Gaming Parkinson’s law for good and evil

For those who aren’t familiar:

Work expands so as to fill the time available for its completion.

Parkinson’s law

I’ve written about it before, but I was reminded of it when re-reading Peopleware recently. The book has a gigantic rant about crappy managers using phony deadlines to game Parkinson’s law.

If a manager says a project must be done on August 15th, but that date is totally arbitrary, that’s a phony deadline. The goal of phony deadlines is to make people work harder (i.e., put in overtime) instead of slacking off (i.e., working at a sustainable pace).

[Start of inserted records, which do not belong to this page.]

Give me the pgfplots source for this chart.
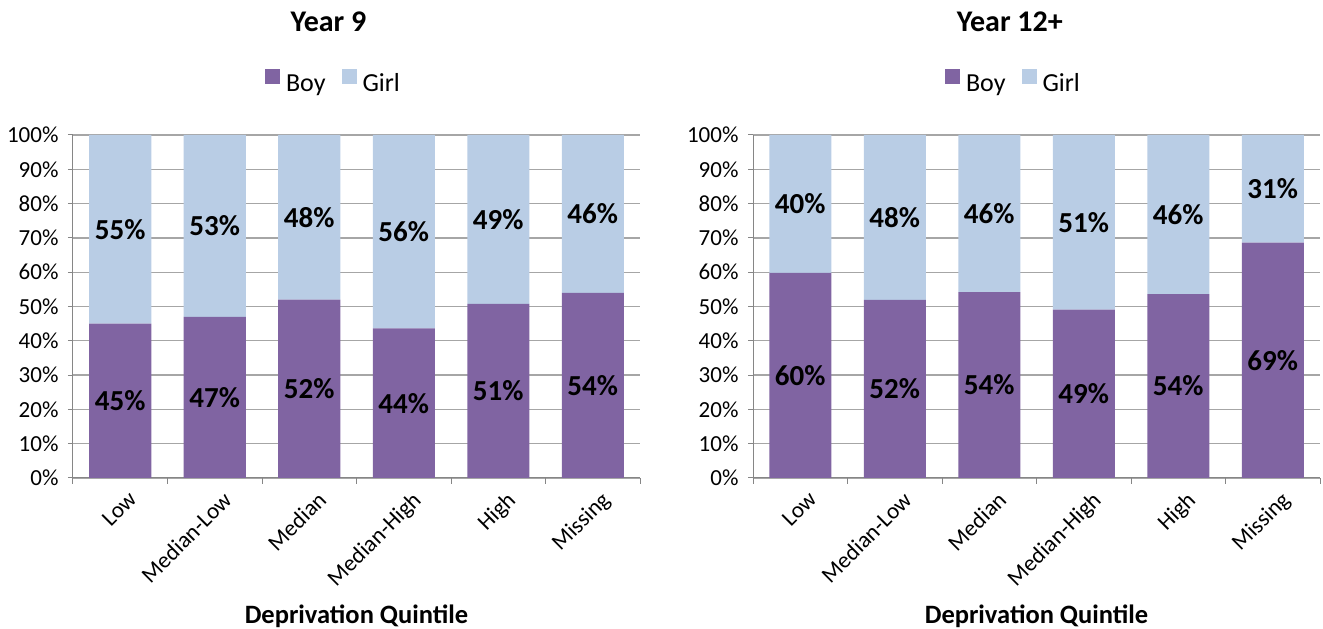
\documentclass[border=0pt]{standalone}
\usepackage{pgfplots}
\pgfplotsset{compat=1.18}
\usepackage{pgfplotstable}
\usepackage{fontspec}
\setmainfont{Carlito}

\definecolor{boy}{HTML}{8064A2}
\definecolor{girl}{HTML}{B9CDE5}
\definecolor{axisgray}{HTML}{868686}
\definecolor{gridgray}{HTML}{A6A6A6}

% share of boys and girls (%) per deprivation quintile
\pgfplotstableread{
x boy girl
0 45.0 55.0
1 47.0 53.0
2 52.0 48.0
3 43.6 56.4
4 50.8 49.2
5 54.0 46.0
}\yearnine
\pgfplotstableread{
x boy girl
0 59.8 40.2
1 51.9 48.1
2 54.2 45.8
3 49.1 50.9
4 53.6 46.4
5 68.6 31.4
}\yeartwelve

\newcommand{\tickfont}{\fontsize{23}{27}\selectfont}
\newcommand{\valfont}{\fontsize{29}{34}\selectfont\bfseries}
\newcommand{\legfont}{\fontsize{26}{30}\selectfont}
\newcommand{\titlefont}{\fontsize{30}{35}\selectfont\bfseries}
\newcommand{\labfont}{\fontsize{26.5}{31}\selectfont\bfseries}

\pgfplotsset{
  panel/.style={
    anchor=south west, scale only axis,
    width=567pt, height=343pt,
    xmin=-0.5, xmax=5.5, ymin=0, ymax=100,
  },
  bars/.style={
    panel, ybar stacked, bar width=62pt,
    axis x line*=bottom, axis y line*=left,
    axis line style={-, draw=axisgray, line width=1pt},
    /pgf/number format/assume math mode=true,
    ytick={0,10,...,100},
    yticklabel={\pgfmathprintnumber{\tick}\%},
    yticklabel style={font=\tickfont, xshift=-6pt},
    ymajorgrids, grid style={gridgray, line width=1.3pt},
    xtick={0,...,5},
    xticklabels={Low,Median-Low,Median,Median-High,High,Missing},
    xticklabel style={font=\tickfont, rotate=45, anchor=north east, inner sep=2pt, yshift=-8pt, xshift=2pt},
    minor xtick={-0.5,0.5,...,5.5},
    tick align=outside,
    major tick length=5pt, minor tick length=6pt,
    major x tick style={draw=none},
    tick style={axisgray, line width=1pt},
    xlabel={Deprivation Quintile},
    xlabel style={font=\labfont, at={(0.5,-0.402)}, anchor=center},
    title style={font=\titlefont, anchor=center},
    legend columns=2,
    legend style={at={(0.4594,1.1545)}, anchor=center, draw=none, fill=none,
      font=\legfont,
      /tikz/every odd column/.append style={column sep=4pt},
      /tikz/every even column/.append style={column sep=14pt}},
    legend image code/.code={\fill[##1] (0pt,0pt) rectangle (15pt,15pt);},
  },
  labels/.style={
    panel, hide axis, clip=false,
    /pgf/number format/assume math mode=true,
    nodes near coords={\pgfmathprintnumber[fixed,precision=0]{\pgfplotspointmeta}\%},
    every node near coord/.append style={anchor=center, font=\valfont, text=black},
  },
}

\begin{document}
\begin{tikzpicture}
\useasboundingbox (0,0) rectangle (1323pt,629pt);

% Year 9
\begin{axis}[bars, at={(73pt,151pt)}, title={Year 9},
  title style={at={(0.4506,1.314)}}]
  \addplot[fill=boy, draw=none] table[x=x, y=boy] {\yearnine};
  \addplot[fill=girl, draw=none] table[x=x, y=girl] {\yearnine};
  \legend{Boy,Girl}
\end{axis}
\begin{axis}[labels, at={(73pt,151pt)}]
  \addplot[draw=none, point meta=\thisrow{boy}] table[x=x, y expr=\thisrow{boy}/2] {\yearnine};
  \addplot[draw=none, point meta=\thisrow{girl}] table[x=x, y expr=\thisrow{boy}+\thisrow{girl}/2] {\yearnine};
\end{axis}

% Year 12+
\begin{axis}[bars, at={(753pt,151pt)}, title={Year 12+},
  title style={at={(0.453,1.314)}}]
  \addplot[fill=boy, draw=none] table[x=x, y=boy] {\yeartwelve};
  \addplot[fill=girl, draw=none] table[x=x, y=girl] {\yeartwelve};
  \legend{Boy,Girl}
\end{axis}
\begin{axis}[labels, at={(753pt,151pt)}]
  \addplot[draw=none, point meta=\thisrow{boy}] table[x=x, y expr=\thisrow{boy}/2] {\yeartwelve};
  \addplot[draw=none, point meta=\thisrow{girl}] table[x=x, y expr=\thisrow{boy}+\thisrow{girl}/2] {\yeartwelve};
\end{axis}
\end{tikzpicture}
\end{document}
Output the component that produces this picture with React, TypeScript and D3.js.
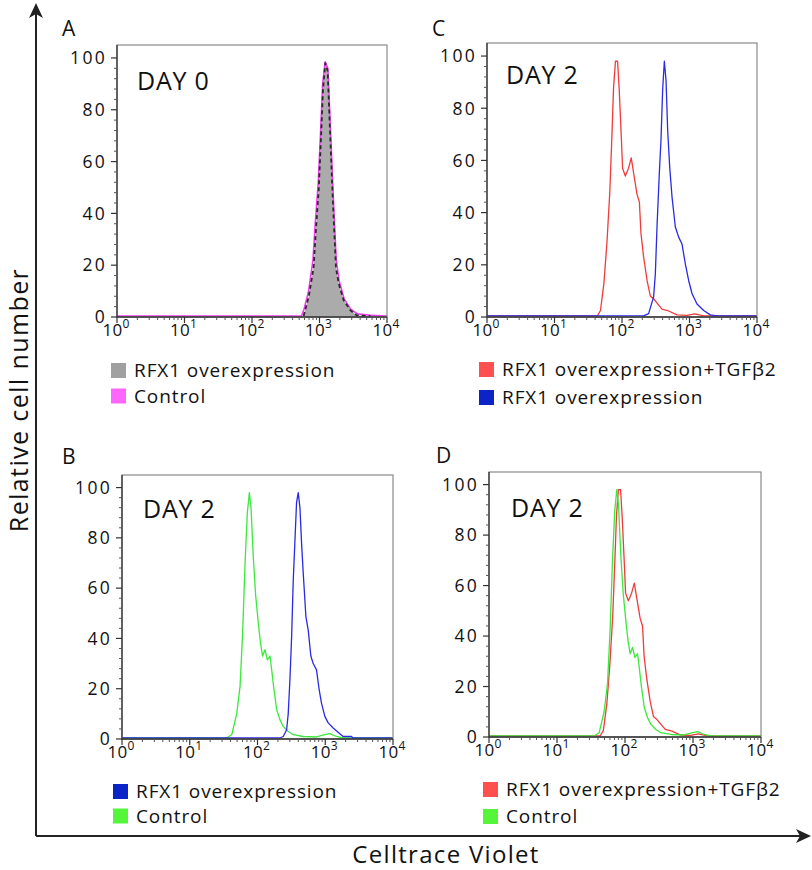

Of course that’s bad. That’s gaming Parkinson’s law for evil. It’s a great way to burn people out and ship garbage quality. And since the two responsibilities of a manager are to retain people and achieve results, you’re in for a bad time.

But there’s a good version too. Do that but with flexible scope. Don’t set deadlines, set appetites. Tell your team how much time that problem is worth. Change it from “do exactly this by August 15th” (i.e., fixed scope) to “work on this problem until August 15th and see what you can come up with” (i.e., flexible scope). That’s gaming Parkinson’s law for good.

Work contracts to fit in the time we give it.

Horstman’s corollary to Parkinson’s law

Horstman’s corollary only works if you plan for flexible scope. If you keep a fixed scope, by definition the work can’t contract. So the only other variable is the amount of hours the team puts in.

Fixed time, flexible scope. That’s the sweet spot.